Enjoying the Falcons’ free-scoring attack last season, the academy graduate said: “I watched five or six of the Falcons’ games towards the back end of last season when I was talking to the club about potentially signing, and spent quite a lot of time talking to Dave Walder about why they were doing certain things, how he sees it and those kind of questions. It was really positive seeing them play with such freedom, and you need to ally that with the ability to grind out a result on a wet afternoon in Gloucester or wherever.
“It will also be great to link up again with people like Niki Goneva. When Niki gets it right he’s as good as any winger in the world, and I really mean that. He was absolutely on fire last season, and even when he’s having a bad day he’s still in the top ten – he’s that good. We had a great understanding at Leicester, it’s great to hopefully have that again here at Newcastle.”
Enjoying his first few weeks under Dean Richards’ coaching team, Flood said:“I was lucky enough to play with both Dave Walder and Micky Ward, and I worked with John Wells for England, so I have a good idea of what they’re about. It’s really exciting to be working with guys of that calibre, and they’re very much willing to listen as well as being ruthless when they need to be.
“In terms of your team game plan you have to have total comprehension across the board. You can’t just have three or four guys understanding how we have to achieve our aim, and expect those guys to martial everyone else on the field. You need every single player to have an awareness of it, and the great thing with Dave is how efficient and effective he is in making sure the guys know what’s required.
“Yes, people like myself can at times talk people through certain things and explain what we want, but Dave has stripped the system back to a point where everyone is fully aware of it. When you’re at that point you’ve got players who are able to make good decisions within a framework, and you are capable of unlocking defences.
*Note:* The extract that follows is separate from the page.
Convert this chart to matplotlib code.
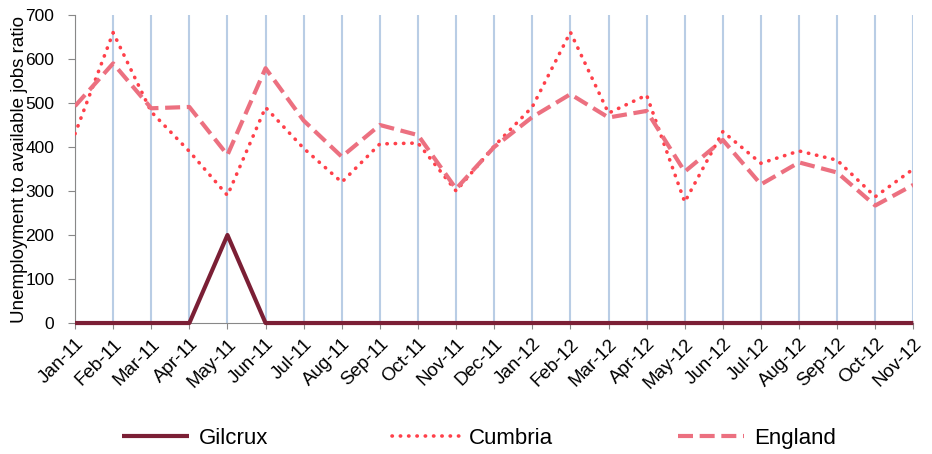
import numpy as np
import matplotlib
matplotlib.use("Agg")
import matplotlib.pyplot as plt

plt.rcParams['font.family'] = ['Liberation Sans', 'DejaVu Sans']

# Data
months = ["Jan-11", "Feb-11", "Mar-11", "Apr-11", "May-11", "Jun-11", "Jul-11", "Aug-11",
          "Sep-11", "Oct-11", "Nov-11", "Dec-11", "Jan-12", "Feb-12", "Mar-12", "Apr-12",
          "May-12", "Jun-12", "Jul-12", "Aug-12", "Sep-12", "Oct-12", "Nov-12"]
gilcrux = [0, 0, 0, 0, 200, 0, 0, 0, 0, 0, 0, 0, 0, 0, 0, 0, 0, 0, 0, 0, 0, 0, 0]
cumbria = [430, 660, 480, 390, 290, 490, 397, 320, 407, 409, 300, 402, 491, 661, 477, 518,
           275, 435, 363, 391, 370, 287, 350]
england = [493, 590, 488, 491, 382, 579, 460, 378, 450, 427, 305, 400, 468, 520, 467, 482,
           344, 416, 315, 365, 342, 267, 314]

x = np.arange(len(months))

fig = plt.figure(figsize=(9.32, 4.54), dpi=100)
ax = fig.add_axes([0.0805, 0.2885, 0.8995, 0.6785])

ax.plot(x, gilcrux, color="#7B1F35", lw=3.0, label="Gilcrux", zorder=4,
        solid_capstyle="butt", clip_on=False)
ax.plot(x, cumbria, color="#FF404A", lw=2.6, ls=(0, (0.1, 2.2)), label="Cumbria", zorder=3,
        dash_capstyle="round")
ax.plot(x, england, color="#EC7080", lw=3.0, ls=(0, (3.6, 1.6)), label="England", zorder=3)

ax.set_xlim(0, len(months) - 1)
ax.set_ylim(0, 700)
ax.set_yticks(range(0, 701, 100))
ax.set_xticks(x)
ax.set_xticklabels(months, rotation=45, ha="right", rotation_mode="anchor", fontsize=13.5)
ax.tick_params(axis="y", labelsize=12.5, length=5, color="#888888", pad=10)
ax.tick_params(axis="x", length=4, color="#888888", pad=5)

ax.grid(axis="x", color="#B9CDE5", lw=1.5)
ax.set_axisbelow(True)
for s in ["top", "right"]:
    ax.spines[s].set_visible(False)
ax.spines["left"].set_color("#888888")
ax.spines["bottom"].set_color("#888888")

ax.set_ylabel("Unemployment to available jobs ratio", fontsize=13.5)
ax.yaxis.set_label_coords(-0.056, 0.5)

fig.legend(loc="center", bbox_to_anchor=(0.514, 0.035), ncol=3, frameon=False,
           fontsize=16, handlelength=3.0, columnspacing=5.6, handletextpad=0.45)

fig.savefig("out.png", dpi=100)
“I’ve only been here for two and a half weeks so it’s hard to say too much in a way, but it seems to be looking good. Maxime Mermoz and Sami Mavinga have come over from France, I’ve hopefully been able to help them a bit on the language side and generally settling in, and we’ve got a lot of quality throughout the group.
“It was great seeing Mark Wilson get his England recognition last month, which was a real credit to him and the club. I spoke to him about it and he really loved being in that environment – he is keen to do it again and Newcastle are now very much on the radar in terms of having guys genuinely in contention for call-ups. Mark is a proper rugby player and has been a stand-out performer for Newcastle for a long time, and you can build a team around leaders like that. Other players in the squad will see what he is achieving and how he has worked to get there, and there are definitely guys among this group who can get there too in the next 18 months or so.”
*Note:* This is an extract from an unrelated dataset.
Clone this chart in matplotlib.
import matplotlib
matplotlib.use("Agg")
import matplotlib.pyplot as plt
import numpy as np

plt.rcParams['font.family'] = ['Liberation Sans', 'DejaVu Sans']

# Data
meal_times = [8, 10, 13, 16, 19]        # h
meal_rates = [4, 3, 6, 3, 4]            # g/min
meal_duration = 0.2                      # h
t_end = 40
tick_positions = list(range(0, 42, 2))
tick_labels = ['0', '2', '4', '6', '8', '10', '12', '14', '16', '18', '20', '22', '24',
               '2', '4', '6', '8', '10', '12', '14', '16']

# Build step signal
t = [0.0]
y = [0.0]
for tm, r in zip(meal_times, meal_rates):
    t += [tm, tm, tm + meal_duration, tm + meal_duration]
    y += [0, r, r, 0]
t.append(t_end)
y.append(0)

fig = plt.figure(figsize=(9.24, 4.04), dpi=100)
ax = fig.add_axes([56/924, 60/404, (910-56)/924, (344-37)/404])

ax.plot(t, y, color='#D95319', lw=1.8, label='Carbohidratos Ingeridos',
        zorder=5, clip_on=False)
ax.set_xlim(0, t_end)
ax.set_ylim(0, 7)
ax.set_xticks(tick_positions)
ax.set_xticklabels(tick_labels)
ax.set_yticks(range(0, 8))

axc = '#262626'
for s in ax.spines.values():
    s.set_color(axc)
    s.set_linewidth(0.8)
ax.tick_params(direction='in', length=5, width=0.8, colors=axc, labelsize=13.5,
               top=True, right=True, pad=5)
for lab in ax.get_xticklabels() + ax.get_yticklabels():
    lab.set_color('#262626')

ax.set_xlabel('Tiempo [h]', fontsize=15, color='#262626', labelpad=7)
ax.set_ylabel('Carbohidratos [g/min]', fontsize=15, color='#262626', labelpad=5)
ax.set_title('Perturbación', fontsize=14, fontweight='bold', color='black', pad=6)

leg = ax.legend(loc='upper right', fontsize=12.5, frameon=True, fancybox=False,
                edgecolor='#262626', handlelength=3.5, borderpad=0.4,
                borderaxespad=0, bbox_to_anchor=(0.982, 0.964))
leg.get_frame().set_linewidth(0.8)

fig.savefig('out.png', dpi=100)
Asked about goals for the coming campaign the World Cup finalist was reluctant to set a public bar, favouring a step-by-step approach.
“The Falcons last season really set out their stall in being a serious threat to any team in the Aviva Premiership, and we could really compete for honours,” he stated.
“They key is to use that momentum and keep on looking forward, and it’s about getting results. The next step for the club is about being cut-throat in that regard, and that’s where we need to make a move.
“We’re going away for a training camp in a couple of weeks’ time so perhaps we’ll get into targets and things a bit more then, but if you want my honest opinion I’ve never really enjoyed public targets being set. I just think you have to attack every single week, and within your culture should be embedded the firm desire to win every single time you play. That for me is where a team needs to get to, having the genuine self-belief that you can win this game. I truly believe Newcastle can get there – we just need to be ruthless and honest with one another.”